══ INFORMATION PROVIDED
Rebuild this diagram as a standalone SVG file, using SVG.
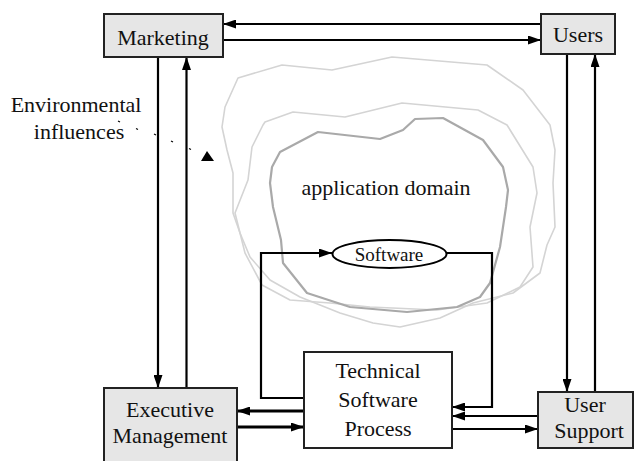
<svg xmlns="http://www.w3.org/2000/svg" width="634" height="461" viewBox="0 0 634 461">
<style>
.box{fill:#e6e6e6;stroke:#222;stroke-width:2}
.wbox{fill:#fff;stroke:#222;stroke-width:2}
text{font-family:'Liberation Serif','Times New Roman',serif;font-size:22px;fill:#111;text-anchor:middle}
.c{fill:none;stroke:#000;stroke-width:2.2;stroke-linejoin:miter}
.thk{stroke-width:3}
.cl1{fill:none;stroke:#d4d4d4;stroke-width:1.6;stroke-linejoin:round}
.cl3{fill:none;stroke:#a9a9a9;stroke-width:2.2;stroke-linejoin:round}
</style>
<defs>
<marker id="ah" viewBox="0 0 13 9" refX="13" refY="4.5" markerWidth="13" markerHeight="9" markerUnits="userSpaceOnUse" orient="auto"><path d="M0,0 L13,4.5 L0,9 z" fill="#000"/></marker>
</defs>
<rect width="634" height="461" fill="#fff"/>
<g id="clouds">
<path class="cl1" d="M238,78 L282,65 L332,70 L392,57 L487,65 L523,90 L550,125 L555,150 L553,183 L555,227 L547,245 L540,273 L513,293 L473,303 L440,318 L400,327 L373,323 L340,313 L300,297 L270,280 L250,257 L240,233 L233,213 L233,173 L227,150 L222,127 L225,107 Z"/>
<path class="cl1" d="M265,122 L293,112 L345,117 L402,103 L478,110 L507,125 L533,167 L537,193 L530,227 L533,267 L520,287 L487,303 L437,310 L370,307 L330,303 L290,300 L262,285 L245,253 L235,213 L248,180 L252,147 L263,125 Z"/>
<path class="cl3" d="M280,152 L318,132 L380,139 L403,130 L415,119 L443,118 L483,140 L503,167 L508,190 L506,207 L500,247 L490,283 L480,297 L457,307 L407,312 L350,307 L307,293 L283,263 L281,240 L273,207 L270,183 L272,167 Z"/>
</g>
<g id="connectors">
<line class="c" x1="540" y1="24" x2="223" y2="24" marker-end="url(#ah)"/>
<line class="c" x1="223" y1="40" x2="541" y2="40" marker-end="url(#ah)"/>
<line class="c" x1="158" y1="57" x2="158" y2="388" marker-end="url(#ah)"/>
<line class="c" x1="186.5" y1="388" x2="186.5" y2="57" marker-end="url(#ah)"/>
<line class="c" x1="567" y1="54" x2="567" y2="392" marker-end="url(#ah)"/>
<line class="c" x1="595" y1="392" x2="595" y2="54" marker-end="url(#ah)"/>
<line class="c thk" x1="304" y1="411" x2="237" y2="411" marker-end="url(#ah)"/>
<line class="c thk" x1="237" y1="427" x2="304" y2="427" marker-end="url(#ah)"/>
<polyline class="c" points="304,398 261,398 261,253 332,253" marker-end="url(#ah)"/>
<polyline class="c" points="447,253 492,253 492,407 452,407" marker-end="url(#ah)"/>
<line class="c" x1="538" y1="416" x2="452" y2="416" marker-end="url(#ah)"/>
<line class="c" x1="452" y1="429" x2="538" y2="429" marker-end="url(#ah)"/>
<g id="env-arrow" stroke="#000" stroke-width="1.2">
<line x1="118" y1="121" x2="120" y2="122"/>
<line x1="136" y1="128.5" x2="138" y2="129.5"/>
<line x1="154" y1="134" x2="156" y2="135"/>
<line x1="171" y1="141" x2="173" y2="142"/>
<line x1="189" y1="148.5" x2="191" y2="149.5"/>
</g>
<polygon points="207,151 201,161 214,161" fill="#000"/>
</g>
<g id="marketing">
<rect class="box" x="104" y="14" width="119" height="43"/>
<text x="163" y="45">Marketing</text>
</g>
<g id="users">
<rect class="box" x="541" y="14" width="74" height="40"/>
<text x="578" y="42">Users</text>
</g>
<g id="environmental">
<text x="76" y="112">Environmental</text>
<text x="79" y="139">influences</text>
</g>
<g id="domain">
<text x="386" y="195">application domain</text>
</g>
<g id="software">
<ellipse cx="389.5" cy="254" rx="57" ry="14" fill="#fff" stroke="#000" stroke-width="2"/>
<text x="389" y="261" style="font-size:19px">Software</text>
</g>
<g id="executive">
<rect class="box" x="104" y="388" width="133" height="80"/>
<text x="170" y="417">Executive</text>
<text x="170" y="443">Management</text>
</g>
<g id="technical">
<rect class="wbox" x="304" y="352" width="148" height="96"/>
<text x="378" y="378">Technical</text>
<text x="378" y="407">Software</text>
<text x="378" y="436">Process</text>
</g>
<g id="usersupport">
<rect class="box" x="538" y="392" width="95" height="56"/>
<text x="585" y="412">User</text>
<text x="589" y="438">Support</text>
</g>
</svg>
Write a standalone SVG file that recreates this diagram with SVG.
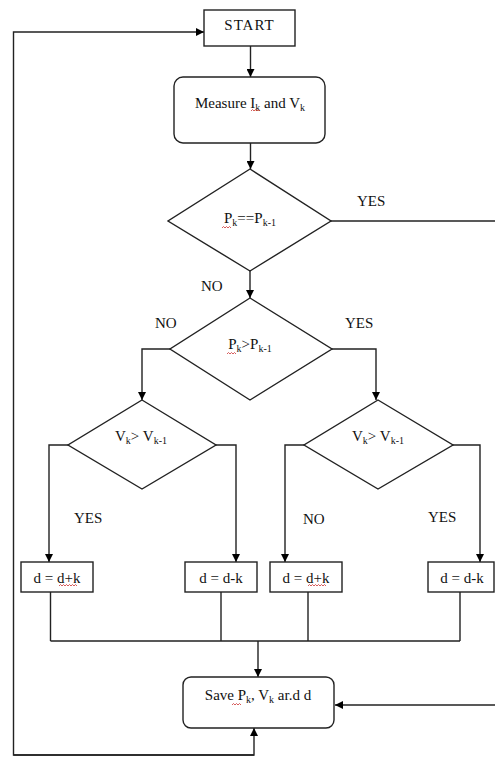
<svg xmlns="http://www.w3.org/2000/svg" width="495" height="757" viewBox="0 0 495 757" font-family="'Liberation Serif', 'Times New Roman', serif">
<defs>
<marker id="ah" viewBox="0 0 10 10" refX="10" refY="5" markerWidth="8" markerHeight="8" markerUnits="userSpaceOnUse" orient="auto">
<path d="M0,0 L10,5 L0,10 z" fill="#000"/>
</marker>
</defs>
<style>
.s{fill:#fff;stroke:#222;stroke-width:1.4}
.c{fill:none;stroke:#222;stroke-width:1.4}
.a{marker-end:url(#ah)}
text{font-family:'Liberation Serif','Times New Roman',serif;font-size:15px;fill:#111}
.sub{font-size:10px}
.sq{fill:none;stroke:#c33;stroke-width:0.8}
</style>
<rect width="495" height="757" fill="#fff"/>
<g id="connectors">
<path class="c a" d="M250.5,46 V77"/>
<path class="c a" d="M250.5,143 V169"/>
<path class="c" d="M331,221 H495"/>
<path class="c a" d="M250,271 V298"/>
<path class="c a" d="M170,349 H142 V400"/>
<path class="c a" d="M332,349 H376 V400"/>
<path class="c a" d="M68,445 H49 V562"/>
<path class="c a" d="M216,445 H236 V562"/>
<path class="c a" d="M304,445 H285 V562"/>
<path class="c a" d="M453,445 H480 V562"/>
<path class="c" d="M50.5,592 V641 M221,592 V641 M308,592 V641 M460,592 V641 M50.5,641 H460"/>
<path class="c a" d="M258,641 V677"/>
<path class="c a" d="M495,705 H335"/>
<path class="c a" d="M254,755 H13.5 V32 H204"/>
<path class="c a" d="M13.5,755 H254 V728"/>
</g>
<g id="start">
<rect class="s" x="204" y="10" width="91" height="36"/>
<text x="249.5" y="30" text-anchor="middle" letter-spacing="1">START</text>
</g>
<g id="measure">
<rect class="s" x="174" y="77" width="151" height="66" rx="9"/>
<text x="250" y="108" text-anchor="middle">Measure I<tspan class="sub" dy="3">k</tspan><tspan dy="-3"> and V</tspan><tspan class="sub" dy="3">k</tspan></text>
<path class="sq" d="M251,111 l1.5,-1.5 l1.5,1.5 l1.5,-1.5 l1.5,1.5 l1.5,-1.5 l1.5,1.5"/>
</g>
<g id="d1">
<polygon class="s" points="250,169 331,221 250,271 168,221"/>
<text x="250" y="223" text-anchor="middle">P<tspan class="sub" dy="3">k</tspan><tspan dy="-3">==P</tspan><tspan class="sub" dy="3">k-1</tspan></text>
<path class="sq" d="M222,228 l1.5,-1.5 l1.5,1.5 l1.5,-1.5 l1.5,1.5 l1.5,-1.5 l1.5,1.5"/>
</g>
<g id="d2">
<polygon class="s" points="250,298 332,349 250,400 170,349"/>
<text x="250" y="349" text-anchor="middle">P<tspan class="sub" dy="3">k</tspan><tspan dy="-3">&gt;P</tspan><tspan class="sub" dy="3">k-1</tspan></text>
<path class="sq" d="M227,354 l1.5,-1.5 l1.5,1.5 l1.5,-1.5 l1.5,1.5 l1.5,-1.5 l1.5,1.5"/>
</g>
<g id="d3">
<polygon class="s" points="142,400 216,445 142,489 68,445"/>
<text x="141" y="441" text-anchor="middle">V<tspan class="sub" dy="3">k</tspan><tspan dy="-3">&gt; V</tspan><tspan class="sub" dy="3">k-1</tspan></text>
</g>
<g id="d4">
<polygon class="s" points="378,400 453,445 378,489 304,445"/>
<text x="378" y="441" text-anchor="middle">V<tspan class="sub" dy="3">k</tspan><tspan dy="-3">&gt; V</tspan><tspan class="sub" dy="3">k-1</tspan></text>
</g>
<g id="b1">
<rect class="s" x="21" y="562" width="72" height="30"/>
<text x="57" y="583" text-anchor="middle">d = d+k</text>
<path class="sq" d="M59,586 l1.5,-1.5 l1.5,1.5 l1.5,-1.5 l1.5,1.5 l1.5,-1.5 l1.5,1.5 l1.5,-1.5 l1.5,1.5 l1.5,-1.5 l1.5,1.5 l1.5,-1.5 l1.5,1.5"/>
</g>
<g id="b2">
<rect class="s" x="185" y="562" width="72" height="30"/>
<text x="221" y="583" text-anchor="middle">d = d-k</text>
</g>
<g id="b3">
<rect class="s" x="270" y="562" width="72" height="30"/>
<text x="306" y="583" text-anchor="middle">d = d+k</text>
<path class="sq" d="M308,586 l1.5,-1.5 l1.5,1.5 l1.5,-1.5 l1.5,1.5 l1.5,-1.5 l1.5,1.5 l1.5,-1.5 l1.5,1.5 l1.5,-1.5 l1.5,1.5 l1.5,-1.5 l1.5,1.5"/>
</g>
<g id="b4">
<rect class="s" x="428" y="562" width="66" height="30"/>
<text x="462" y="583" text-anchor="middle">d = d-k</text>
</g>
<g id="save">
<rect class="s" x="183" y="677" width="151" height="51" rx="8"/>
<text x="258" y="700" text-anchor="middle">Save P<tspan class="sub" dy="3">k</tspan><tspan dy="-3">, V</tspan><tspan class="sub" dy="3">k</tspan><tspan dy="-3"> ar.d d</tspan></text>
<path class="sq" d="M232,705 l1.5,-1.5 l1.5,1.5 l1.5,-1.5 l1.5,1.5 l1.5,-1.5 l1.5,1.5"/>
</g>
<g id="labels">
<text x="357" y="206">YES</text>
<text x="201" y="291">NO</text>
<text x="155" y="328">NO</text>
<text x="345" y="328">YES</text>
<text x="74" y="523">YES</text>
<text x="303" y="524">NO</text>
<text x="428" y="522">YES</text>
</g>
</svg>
════
SHORT TASK
From the records above, how many lines include the word "diagram"? Only the number is wanted.

OUTPUT OF THE TASK
2